For a specific example products and co-products consider the category \(\mathcal C\) of sets and let \(J\) be as above. If \(F \colon J \to \mathcal C\) is any diagram, we claim that the Cartesian product \(F(X) \times F(Y)\) together with the projection maps is the limit of \(F\). To see this, first set \(A:=F(X)\) and \(B:=F(Y)\) and let \(\pi_A\) and \(\pi_B\) denote the respective projections from \(A \times B\). We must show that if \(N\) is any other set with maps \(f \colon N \to A\) and \(g \colon N \to B\), then there exists a unique map \(u \colon N \to A \times B\) such that \(f = \pi_A \circ u\) and \(g = \pi_B \circ u\). First, the map \(f \times g \colon N \to A \times B\) taking an element \(x \in N\) to the tuple \((f(x), g(x))\) clearly satisfies \(\pi_A \circ (f \times g) = f\) and \(\pi_B \circ (f \times g) = g\), so \(f \times g\) is a cone morphism. Now suppose \(u \colon (N, \{ f, g \}) \to (A \times B, \pi)\) is a cone morphism. Then \(\pi_A \circ u = f\) and \(\pi_B \circ u = g\).
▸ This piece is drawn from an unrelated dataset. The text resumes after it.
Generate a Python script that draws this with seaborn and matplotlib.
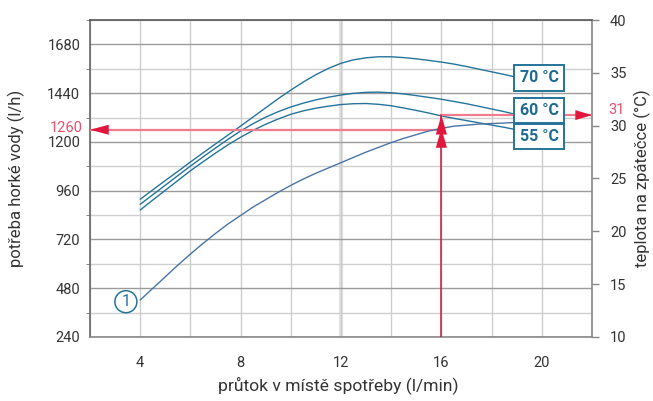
import matplotlib
matplotlib.use("Agg")
import pandas as pd
import matplotlib.pyplot as plt
import seaborn as sns
from matplotlib.patches import Rectangle
from matplotlib.ticker import MultipleLocator

# values
flow = [4, 4.5, 5, 5.5, 6, 6.5, 7, 7.5, 8, 8.5, 9, 9.5, 10, 10.5, 11, 11.5,
        12, 12.5, 13, 13.5, 14, 14.5, 15, 15.5, 16, 16.5, 17, 17.5, 18, 18.5, 18.9]
demand_70 = [918, 964, 1010, 1055, 1101, 1146, 1190, 1234, 1278, 1323, 1368, 1413, 1455, 1495, 1531, 1562,
             1587, 1604, 1614, 1619, 1619, 1615, 1609, 1601, 1593, 1583, 1571, 1558, 1545, 1532, 1521]
demand_60 = [893, 940, 987, 1034, 1081, 1126, 1170, 1213, 1254, 1290, 1322, 1349, 1372, 1391, 1407, 1420,
             1431, 1439, 1444, 1445, 1442, 1436, 1428, 1419, 1410, 1399, 1388, 1375, 1362, 1349, 1337]
demand_55 = [865, 914, 962, 1010, 1058, 1102, 1145, 1186, 1223, 1257, 1287, 1313, 1336, 1353, 1366, 1376,
             1384, 1388, 1389, 1385, 1378, 1367, 1355, 1342, 1328, 1316, 1305, 1294, 1283, 1272, 1262]
return_temp = [13.5, 14.6, 15.7, 16.8, 17.85, 18.85, 19.8, 20.7, 21.5, 22.3, 23.0, 23.7, 24.35, 24.95, 25.5, 26.0,
               26.5, 27.0, 27.5, 27.95, 28.4, 28.8, 29.15, 29.5, 29.75, 29.95, 30.05, 30.15, 30.2, 30.25, 30.3]
temp_labels = ["70 °C", "60 °C", "55 °C"]

left_ticks = [240, 480, 720, 960, 1200, 1440, 1680]
right_ticks = [10, 15, 20, 25, 30, 35, 40]
x_ticks = [4, 8, 12, 16, 20]

read_flow = 16
read_demand = 1260
read_temp = 31

teal = "#26749a"
slate = "#4a74a6"
red = "#e3173e"
pink = "#f07c8e"
txt = "#333333"

sns.set_style("white")
plt.rcParams["font.family"] = ["Roboto", "DejaVu Sans"]
plt.rcParams["font.size"] = 11

df = pd.DataFrame({"flow": flow, "70 °C": demand_70, "60 °C": demand_60, "55 °C": demand_55})
long = df.melt(id_vars="flow", var_name="temp", value_name="demand")

fig = plt.figure(figsize=(6.53, 4.01), dpi=100)
ax = fig.add_axes([90 / 653, 1 - 337 / 401, 502 / 653, 317 / 401])

sns.lineplot(data=long, x="flow", y="demand", hue="temp", hue_order=temp_labels,
             palette=[teal] * 3, legend=False, lw=1.0, ax=ax)

ax.set_xlim(2, 22)
ax.set_ylim(240, 1800)
ax.set_xticks(x_ticks)
ax.xaxis.set_minor_locator(MultipleLocator(2))
ax.set_yticks(left_ticks)
ax.yaxis.set_minor_locator(MultipleLocator(120))

ax.grid(which="major", axis="y", color="#9c9c9c", lw=1)
ax.grid(which="minor", axis="y", color="#cfcfcf", lw=1)
ax.grid(which="both", axis="x", color="#cccccc", lw=1)
ax.axvline(12, color="#e2e2e2", lw=3, zorder=0.5)
for t in ax.xaxis.get_major_ticks():
    if t.get_loc() == 12:
        t.gridline.set_visible(False)

ax.tick_params(axis="x", which="both", length=0, pad=14, labelsize=10.5, labelcolor=txt)
ax.tick_params(axis="y", which="major", length=0, pad=7, labelsize=10.5, labelcolor=txt)
ax.tick_params(axis="y", which="minor", length=3, color="#777777")
ax.annotate(str(read_demand), xy=(0, read_demand), xycoords=ax.get_yaxis_transform(),
            xytext=(-5, 1.5), textcoords="offset points", ha="right", va="center",
            fontsize=10.5, color="#e8506a")

for side, c in [("left", "#666666"), ("top", "#555555"), ("bottom", "#888888"), ("right", "#888888")]:
    ax.spines[side].set_color(c)
    ax.spines[side].set_linewidth(1.2)

ax.set_xlabel("průtok v místě spotřeby (l/min)", fontsize=12.6, color=txt)
ax.set_ylabel("potřeba horké vody (l/h)", fontsize=12, color=txt)
ax.xaxis.set_label_coords(0.495, -0.125)
ax.yaxis.set_label_coords(-0.13, 0.5)

# right axis with return temperature
ax2 = ax.twinx()
sns.lineplot(x=flow, y=return_temp, color=slate, lw=1.0, ax=ax2)
ax2.set_ylim(10, 40)
ax2.set_yticks(right_ticks)
ax2.tick_params(axis="y", length=5, width=1, color="#888888", pad=8, labelsize=10.5, labelcolor=txt)
for s in ax2.spines.values():
    s.set_visible(False)
ax2.set_ylabel("teplota na zpátečce (°C)", fontsize=12, color=txt, rotation=90)
ax2.yaxis.set_label_coords(1.084, 0.5)
ax2.annotate(str(read_temp), xy=(1, read_temp), xycoords=ax2.get_yaxis_transform(),
             xytext=(11.6, 3.8), textcoords="offset points", ha="left", va="center",
             fontsize=10.5, color="#e8506a")

# reading lines
ax.plot([2, read_flow], [read_demand, read_demand], color=pink, lw=1.6, zorder=3)
ax2.plot([read_flow, 22], [read_temp, read_temp], color=pink, lw=1.6, zorder=3)
ax2.plot([read_flow, read_flow], [10, read_temp], color="#c8173a", lw=1.1, zorder=3)

ax.annotate("", xy=(2, read_demand), xytext=(3.0, read_demand),
            arrowprops=dict(arrowstyle="-|>,head_length=1.35,head_width=0.36", mutation_scale=10,
                            color=red, lw=0, shrinkA=0, shrinkB=0), zorder=4)
ax2.annotate("", xy=(22, read_temp), xytext=(21.2, read_temp),
             arrowprops=dict(arrowstyle="-|>,head_length=1.2,head_width=0.36", mutation_scale=10,
                             color=red, lw=0, shrinkA=0, shrinkB=0), zorder=4, annotation_clip=False)
ax2.annotate("", xy=(read_flow, read_temp), xytext=(read_flow, read_temp - 2.0),
             arrowprops=dict(arrowstyle="-|>,head_length=1.4,head_width=0.4", mutation_scale=10,
                             color=red, lw=0, shrinkA=0, shrinkB=0), zorder=4)
cross = return_temp[flow.index(read_flow)]
ax2.annotate("", xy=(read_flow, cross), xytext=(read_flow, cross - 2.1),
             arrowprops=dict(arrowstyle="-|>,head_length=1.4,head_width=0.4", mutation_scale=10,
                             color=red, lw=0, shrinkA=0, shrinkB=0), zorder=5)

# curve labels
box_x, box_w, box_h = (514 - 90) / 502, 50 / 502, 25.7 / 317
for lab, yb in zip(temp_labels, [(337 - 90.7) / 317, (337 - 123.3) / 317, (337 - 149.3) / 317]):
    ax2.add_patch(Rectangle((box_x, yb), box_w, box_h, transform=ax2.transAxes,
                            fc="white", ec=teal, lw=1.4, zorder=6))
    ax2.text(box_x + box_w / 2, yb + box_h / 2, lab, transform=ax2.transAxes,
             ha="center", va="center", fontsize=11.5, fontweight="bold", color="#1d6a92", zorder=7)

ax2.text(3.43, 13.34, "1", ha="center", va="center", fontsize=11.5, color=teal, zorder=6,
         bbox=dict(boxstyle="circle,pad=0.22", fc="white", ec=teal, lw=1.1))

fig.savefig("out.png", dpi=100)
If \(u(x)=(a,b)\) for an element \(x \in N\), then \(a = (\pi_A \circ u) (x)= f(x)\) and \(b = (\pi_B \circ u) (x) = g(x)\), so \(uh(x)= f \times g (x)\). This proves that \(u = f \times g\), so \(f \times g\) is the unique cone morphism from \(N\) to \(A \times B\).
Next we claim that the disjoint union \(A \amalg B\) together with the injections \(\iota_A \colon A \to A \amalg B\) and \(\iota_B \colon B \to A \amalg B\) is the co-product of \(A\) and \(B\). To see this, we must show that if \(N\) is any other set and there are maps \(f \colon A \to N\) and \(g \colon B \to N\), then \(f\) factors uniquely through \(\iota_A\) and \(g\) factors uniquely through \(\iota_B\). More specifically this means we must show there is a unique map \(u \colon A \amalg B \to N\) such that \(f = u \circ \iota_A\) and \(g = u \circ \iota_B\). Define a map \(f \amalg g \colon A \amalg B \to N\) by \((f \amalg g) (x) = f(x)\) if \(x \in A\) and \((f \amalg g) (x) = g(x)\) if \(x \in B\). If \(u \colon (A \amalg B, \iota) \to (N, \{ f, g \} )\) is a cone morphism, then \(f(a) = (u \circ \iota_A) (a)\) for all \(a \in A\) and \(g(b) = (u \circ \iota_B) (b)\) for all \(b \in B\). So in particular, if \(a \in A\) (viewed as a subset of \(A \amalg B\)) we have \(u(a) = f(a) = (f \amalg g) (a)\) and if \(b \in B\) (viewed as a subset of \(A \amalg B\)) then \(u(b) = g(b) = (f \amalg g) (b)\), so \(u = f \amalg g\). This proves that \(f \amalg g\) is a unique cone morphism, as desired.